RODALE NEWS, EMMAUS, PA—The news that President Obama is pressuring automakers to finally improve fuel economy on their outdated gas-guzzlers promises big benefits for the planet and our wallets—in two years, after the rules go into effect. But most of us want to cut down on gas use now, especially since gas prices have risen nearly $.30 per gallon over the last three weeks, and will likely climb higher as the summer wears on.
Obama’s plan calls for a 40 percent improvement in fuel economy for all vehicles. But we’ve compiled a list of tips that will save you that, and then some, if you change the way you drive. (But first you have to calculate your actual fuel usage. Use the calculator at drivesmarterchallenge.org.)
1. Let up on the lead foot. Based on results from a road test of common fuel-saving tips performed by the automotive information site Edmunds.com, the most effective way to save gas is to turn your lead foot into a feather foot. In their tests, they cut mileage by an astonishing 31 percent simply by taking 15 seconds to get from 0 mph to 60 mph, rather than 10.
2. Stick to the limits. You’ll get the best gas mileage driving between 60 and 65 mph on the highway, using 12 to 14 percent less gas, according to Edmunds.com. And in many cases you’ll also avoid a speeding ticket. Try not to be intimidated by those drivers barreling past you at 90 miles an hour; just stay in the slow lane and wave as they pass.
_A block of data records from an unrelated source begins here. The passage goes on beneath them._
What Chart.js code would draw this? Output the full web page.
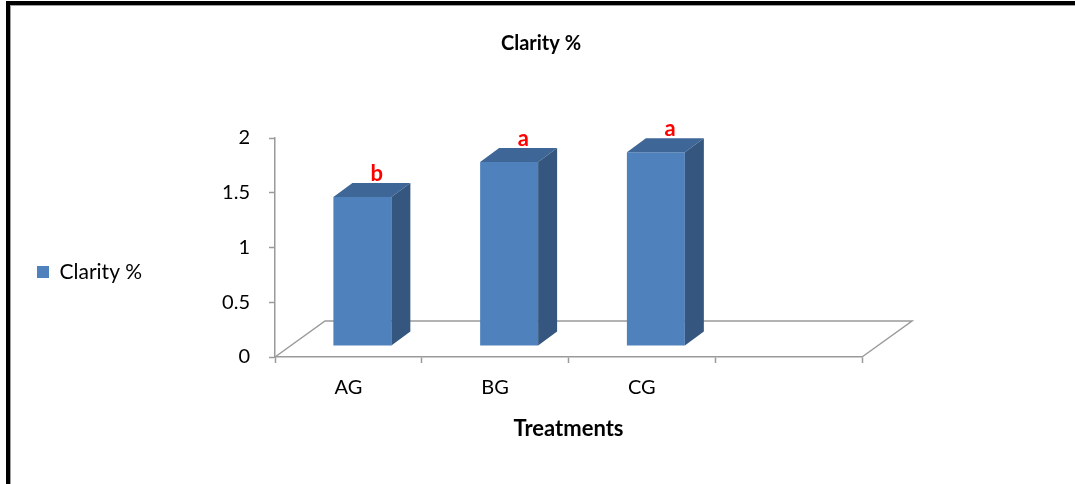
<!DOCTYPE html>
<html>
<head>
<meta charset="utf-8">
<script src="https://cdn.jsdelivr.net/npm/chart.js@4.4.1/dist/chart.umd.min.js"></script>
<style>
  html, body { margin: 0; padding: 0; background: #fff; }
  #wrap { width: 1075px; height: 484px; }
</style>
</head>
<body>
<div id="wrap"><canvas id="myChart" width="1075" height="484"></canvas></div>
<script>
// data
const categories = ["AG", "BG", "CG", ""];
const clarity = [1.36, 1.68, 1.77, null];
const sigLetters = ["b", "a", "a"];
const yTicks = [0, 0.5, 1, 1.5, 2];

const FONT = "Lato, 'Open Sans', sans-serif";
const depthX = 19, depthY = 14;       // bar extrusion
const shiftX = 14, shiftY = 11;       // bars sit a bit back on the floor
const floorX = 50, floorY = 36;       // floor depth

const bar3d = {
  id: "bar3d",
  afterLayout(chart) {
    // move the legend so it sits where Excel put it
    const lg = chart.legend;
    const mid = (lg.top + lg.bottom) / 2;
    const d = 272 - mid;
    lg.top += d;
    lg.bottom += d;
  },
  beforeDatasetsDraw(chart) {
    const ctx = chart.ctx;
    const a = chart.chartArea;
    // floor
    ctx.save();
    ctx.strokeStyle = "#9a9a9a";
    ctx.lineWidth = 1.5;
    ctx.beginPath();
    ctx.moveTo(a.left, a.bottom);
    ctx.lineTo(a.left + floorX, a.bottom - floorY);
    ctx.lineTo(a.right + floorX, a.bottom - floorY);
    ctx.lineTo(a.right, a.bottom);
    ctx.stroke();
    ctx.restore();
    ctx.save();
    ctx.translate(shiftX, -shiftY);
  },
  afterDatasetsDraw(chart) {
    const ctx = chart.ctx;
    const meta = chart.getDatasetMeta(0);
    meta.data.forEach(function (el, i) {
      if (clarity[i] == null) return;
      const p = el.getProps(["x", "y", "base", "width"], true);
      const l = p.x - p.width / 2, r = p.x + p.width / 2;
      // top
      ctx.fillStyle = "#3E6797";
      ctx.beginPath();
      ctx.moveTo(l, p.y);
      ctx.lineTo(l + depthX, p.y - depthY);
      ctx.lineTo(r + depthX, p.y - depthY);
      ctx.lineTo(r, p.y);
      ctx.closePath();
      ctx.fill();
      // side
      ctx.fillStyle = "#35577F";
      ctx.beginPath();
      ctx.moveTo(r, p.y);
      ctx.lineTo(r + depthX, p.y - depthY);
      ctx.lineTo(r + depthX, p.base - depthY);
      ctx.lineTo(r, p.base);
      ctx.closePath();
      ctx.fill();
      // letters
      ctx.fillStyle = "#FF0000";
      ctx.font = "bold 22px " + FONT;
      ctx.textAlign = "center";
      ctx.textBaseline = "bottom";
      ctx.fillText(sigLetters[i], p.x + depthX * 0.75, p.y - depthY + 2);
    });
    ctx.restore();
  },
  afterDraw(chart) {
    const ctx = chart.ctx;
    ctx.save();
    ctx.fillStyle = "#000";
    ctx.fillRect(6, 1, 4, 483);
    ctx.fillRect(6, 1, 1069, 4);
    ctx.fillStyle = "#a0a0a0";
    ctx.fillRect(10, 5, 1, 479);
    ctx.fillRect(10, 5, 1065, 1);
    ctx.restore();
  },
};

const ctx = document.getElementById("myChart");

new Chart(ctx, {
  type: "bar",
  data: {
    labels: categories,
    datasets: [
      {
        label: "Clarity %",
        data: clarity,
        backgroundColor: "#4F81BD",
        borderWidth: 0,
        categoryPercentage: 1,
        barPercentage: 0.395,
      },
    ],
  },
  options: {
    responsive: false,
    animation: false,
    layout: { padding: { left: 7, right: 0, top: 0, bottom: 0 } },
    scales: {
      x: {
        offset: true,
        grid: {
          offset: true,
          drawOnChartArea: false,
          color: "#9a9a9a",
          tickLength: 6,
          tickWidth: 1.5,
        },
        border: { color: "#9a9a9a", width: 1.5 },
        ticks: {
          color: "#000",
          padding: 13,
          font: { size: 20, family: FONT },
        },
        title: {
          display: true,
          text: "Treatments",
          color: "#000",
          font: { size: 22, weight: "bold", family: FONT },
          padding: { top: 0, bottom: 42 },
        },
        afterFit: function (scale) {
          scale.height = 127;
        },
      },
      y: {
        min: 0,
        max: 2,
        afterBuildTicks: function (scale) {
          scale.ticks = yTicks.map(function (v) { return { value: v }; });
        },
        grid: {
          drawOnChartArea: false,
          color: "#9a9a9a",
          tickLength: 6,
          tickWidth: 1.5,
        },
        border: { color: "#9a9a9a", width: 1.5 },
        ticks: {
          color: "#000",
          padding: 19,
          font: { size: 20, family: FONT },
          callback: function (v) { return String(v); },
        },
        afterFit: function (scale) {
          const lw = scale.chart.legend ? scale.chart.legend.width : 0;
          scale.width = 275 - 7 - lw;
        },
      },
      // empty space on the right, keeps the title centred on the page
      spacer: {
        type: "linear",
        position: "right",
        grid: { display: false },
        border: { display: false },
        ticks: { display: false },
        afterFit: function (scale) {
          scale.width = 1075 - 862;
        },
      },
    },
    plugins: {
      title: {
        display: true,
        text: "Clarity %",
        color: "#000",
        font: { size: 20, weight: "bold", family: FONT },
        padding: { top: 32, bottom: 82 },
      },
      legend: {
        position: "left",
        labels: {
          color: "#000",
          boxWidth: 12,
          boxHeight: 12,
          padding: 30,
          font: { size: 21, family: FONT },
        },
      },
      tooltip: { enabled: false },
    },
  },
  plugins: [bar3d],
});
</script>
</body>
</html>
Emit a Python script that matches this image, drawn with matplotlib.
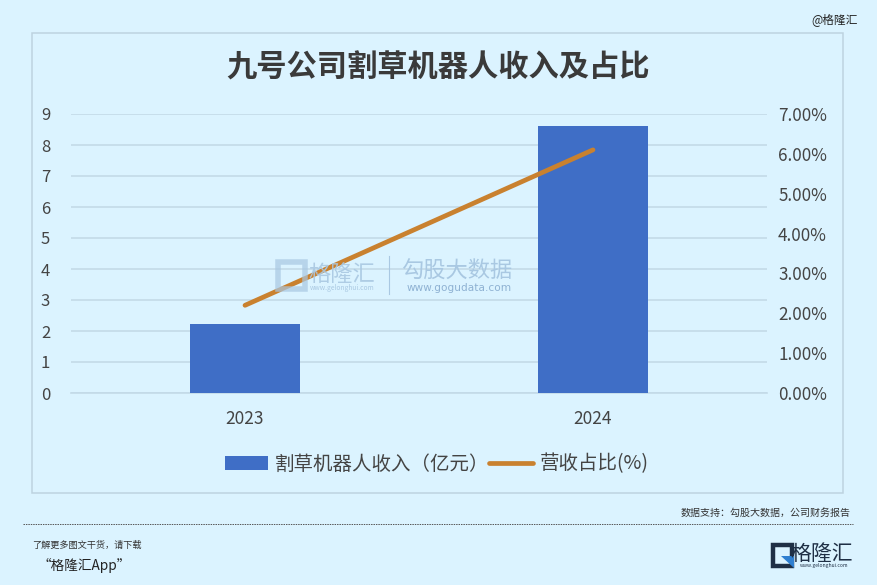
import matplotlib
matplotlib.use("Agg")
import matplotlib.pyplot as plt
from matplotlib.patches import Rectangle, Polygon

plt.rcParams['font.family'] = ['Noto Sans CJK SC', 'DejaVu Sans']

categories = ['2023', '2024']
revenue = [2.23, 8.61]
share = [2.2, 6.1]
left_ticks = list(range(10))
right_ticks = list(range(8))
title = '九号公司割草机器人收入及占比'
bar_label = '割草机器人收入（亿元）'
line_label = '营收占比(%)'

W, H = 877, 585
BG = '#DBF3FF'
fig = plt.figure(figsize=(W / 100, H / 100), dpi=100, facecolor=BG)

def fx(x): return x / W
def fy(y): return 1 - y / H

# chart frame
fig.add_artist(Rectangle((fx(32), fy(493)), 811 / W, 460 / H, transform=fig.transFigure,
                         fc='none', ec='#BDD3E0', lw=1.1))

ax = fig.add_axes([fx(71), fy(393), 696 / W, 279 / H], facecolor='none')
ax2 = ax.twinx()
ax2.patch.set_visible(False)
x = list(range(len(categories)))
bars = ax.bar(x, revenue, width=0.316, color='#3F6EC6', zorder=3, label=bar_label)
ln, = ax2.plot(x, share, color='#C9812F', lw=3.4, solid_capstyle='round', zorder=4, label=line_label)

ax.set_xlim(-0.5, 1.5)
ax.set_ylim(0, 9)
ax2.set_ylim(0, 7)
ax.set_xticks(x, categories)
ax.set_yticks(left_ticks)
ax2.set_yticks(right_ticks, [f'{v:.2f}%' for v in right_ticks])
ax.grid(axis='y', color='#C3DAE8', lw=1.2, zorder=0)
ax.set_axisbelow(True)
for a in (ax, ax2):
    for s in a.spines.values():
        s.set_visible(False)
    a.tick_params(length=0, labelsize=12, labelcolor='#444444')
ax.spines['bottom'].set_visible(True)
ax.spines['bottom'].set_color('#C3DAE8')
ax.spines['bottom'].set_linewidth(1.2)
ax.tick_params(axis='x', labelsize=12.5, pad=12)
ax.tick_params(axis='y', pad=15)
ax2.tick_params(axis='y', pad=8, labelsize=12.3)

# title
fig.text(fx(438), fy(68), title, fontsize=21.8, fontweight='bold', color='#3A3A3A',
         ha='center', va='center')

# legend
fig.legend([bars, ln], [bar_label, line_label], loc='center', bbox_to_anchor=(fx(436.5), fy(464)),
           ncol=2, frameon=False, fontsize=14, labelcolor='#444444', columnspacing=-0.05,
           handlelength=2.25, handletextpad=0.35)

# watermark
wm = '#A9C8E2'
fig.add_artist(Rectangle((fx(278), fy(289)), 27 / W, 27 / H, transform=fig.transFigure,
                         fc='none', ec=wm, lw=4, alpha=0.7))
fig.text(fx(342), fy(274), '格隆汇', fontsize=16, color=wm, ha='center', va='center', alpha=0.9)
fig.text(fx(342), fy(288), 'www.gelonghui.com', fontsize=4.8, color=wm, ha='center', va='center')
fig.add_artist(plt.Line2D([fx(389), fx(389)], [fy(256), fy(294)], color=wm, lw=0.8))
fig.text(fx(457), fy(271), '勾股大数据', fontsize=16, color=wm, ha='center', va='center')
fig.text(fx(459), fy(288), 'www.gogudata.com', fontsize=7.6, color='#8FB2D3', ha='center',
         va='center', fontfamily='DejaVu Sans')

# top credit
fig.text(fx(811), fy(20), '@格隆汇', fontsize=8.5, color='#222222', ha='left', va='center')

# footer
fig.text(fx(851), fy(513), '数据支持：勾股大数据，公司财务报告', fontsize=7.2, color='#333333',
         ha='right', va='center')
fig.add_artist(plt.Line2D([fx(23), fx(853)], [fy(523.5), fy(523.5)], color='#555555', lw=0.7,
                          ls=(0, (1.5, 1))))
fig.text(fx(32), fy(545), '了解更多图文干货，请下载', fontsize=6.6, color='#333333', ha='left',
         va='center', style='italic')
fig.text(fx(37), fy(565), '“格隆汇App”', fontsize=9.8, color='#222222', ha='left', va='center',
         style='italic')

# logo
fig.add_artist(Rectangle((fx(773), fy(566)), 19 / W, 21 / H, transform=fig.transFigure,
                         fc='none', ec='#1F2F45', lw=3.2))
fig.add_artist(Polygon([[fx(781), fy(556)], [fx(794), fy(556)], [fx(794), fy(568)]],
                       closed=True, transform=fig.transFigure, fc='#2F7FD0', ec='none'))
fig.text(fx(822), fy(554), '格隆汇', fontsize=15, color='#1F2F45', ha='center', va='center')
fig.text(fx(824), fy(566), 'www.gelonghui.com', fontsize=3.6, color='#1F2F45', ha='center',
         va='center')

fig.savefig('out.png', dpi=100, facecolor=BG)
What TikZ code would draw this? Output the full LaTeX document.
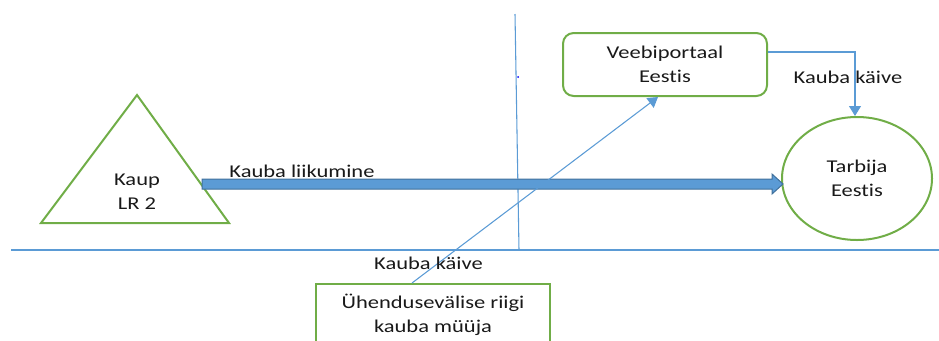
\documentclass[tikz,border=0pt]{standalone}
\usepackage{fontspec}
\setmainfont{Carlito}[FakeStretch=1.25,Ligatures=NoCommon,RawFeature={-liga;-clig;-dlig}]
\usetikzlibrary{arrows.meta,shapes.geometric,calc}
\definecolor{grn}{HTML}{70AD47}
\definecolor{lblue}{HTML}{5B9BD5}
\definecolor{dblue}{HTML}{41719C}
\def\px{0.75pt}
\tikzset{
  txt/.style={font=\fontsize{13.5}{18}\selectfont, text=black!90, align=center, inner sep=0pt},
  gbox/.style={draw=grn, line width=1.5pt, txt},
  thin/.style={draw=lblue, line width=0.8pt},
  tip/.style={-{Triangle[width=9pt,length=7.5pt]}}
}
\begin{document}
\begin{tikzpicture}[x=0.75pt,y=-0.75pt]
\useasboundingbox (0,0) rectangle (939,340);
% reference lines
\coordinate (hl) at (11,250);
\coordinate (hr) at (939,250);
\coordinate (vt) at (515,14);
\coordinate (vb) at (519,250);
\draw[thin] (hl) -- (hr);
\draw[thin] (vt) -- (vb);
\fill[blue] (518,77) circle[radius=1];
% triangle
\coordinate (tl) at (41,223);
\coordinate (tapex) at (137,95);
\coordinate (tr) at (229,223);
\draw[draw=grn, line width=1.5pt, line join=miter] (tl) -- (tapex) -- (tr) -- cycle;
\node[txt] (kaup) at (137,192) {Kaup\\LR 2};
% nodes
\node[gbox, rounded corners=8pt, minimum width=204*\px, minimum height=63*\px] (portal) at (665,64.5) {Veebiportaal\\Eestis};
\node[gbox, ellipse, minimum width=150*\px, minimum height=123*\px] (tarbija) at (857,178.5) {Tarbija\\Eestis};
\node[gbox, minimum width=234*\px, minimum height=61*\px] (seller) at (433,314.5) {Ühendusevälise riigi\\kauba müüja};
% big arrow
\coordinate (as) at (202,184);
\coordinate (ae) at (783,184);
\draw[fill=lblue, draw=dblue, line width=0.75pt]
  ($(as)+(0,-5)$) -- ($(ae)+(-11,-5)$) -- ($(ae)+(-11,-10)$) -- (ae) -- ($(ae)+(-11,10)$) -- ($(ae)+(-11,5)$) -- ($(as)+(0,5)$) -- cycle;
\node[txt] (liik) at (302,171) {Kauba liikumine};
% connectors
\draw[thin, tip] (portal.east |- 0,52) -| (tarbija.north -| 855,0);
\node[txt] (kk1) at (848,77) {Kauba käive};
\draw[thin, tip] ([xshift=-15.75pt]seller.north) -- ([xshift=-5.25pt]portal.south);
\node[txt] (kk2) at (428.5,263) {Kauba käive};
\end{tikzpicture}
\end{document}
3. Know when to cruise. Cruise-control can cut your gas use, on average, by 7 percent and may save as much as 14 percent, per Edmunds.com. In addition to keeping you at a steady speed, the testers found, it heightens your situational awareness, so you’re more likely to change lanes rather than slam on the brakes when you come upon a slow-moving 18-wheeler. But there’s a caveat: Using cruise-control in hilly areas can actually cost you, according to many “hypermilers,” drivers obsessed with saving gas by modifying their driving habits. Systems can accelerate too aggressively up hills (costing you mileage) and then use gas on the way down, rather than coasting, to maintain the same speed. So control your own speed on hills, speeding up smoothly and coasting to save gas.
4. Walk, don’t drive thru. Idling wastes a ton of gas, so much so that a few U.S. cities have actually banned restaurant and other drive-thrus to prevent excessive idling and the associated pollution. Edmunds’ drivers cut their gas use by 19 percent after shutting down engines that would have otherwise idled for more than two minutes. They recommend switching off if you think you’ll be sitting around for more than a minute, but the Environmental Protection Agency says the cutoff should be more like 30 seconds, which saves more gas than it takes to restart the engine. In any case, when you pull off the highway for a feeding, or have to do some simple banking, get out of the car and walk inside. You’ll save gas and get a bit of much-needed exercise.
5. Make a few small changes. There are lots of other tiny changes you can make to your car that, individually, may not lead to noticeable drops in consumption, but combined, can make a big difference:
• Inflate your tires. Remember that tip from last year’s presidential election? For every pound below maximum tire pressure that escapes, your fuel consumption increases by 0.3 percent.
• Remove excess weight. 100 pounds of junk in your trunk could increase gas use by 1 to 2 percent.
• Turn on the air-conditioning, but not too much. Opening windows on the highway creates drag and raises your fuel use, but so does turning on the AC. If you roll up the windows and turn on the air, you essentially balance out your fuel use. However, if you turn it up to “max” you could increase your fuel consumption by anywhere from 5 to 25 percent, according to the U.S. Department of Energy.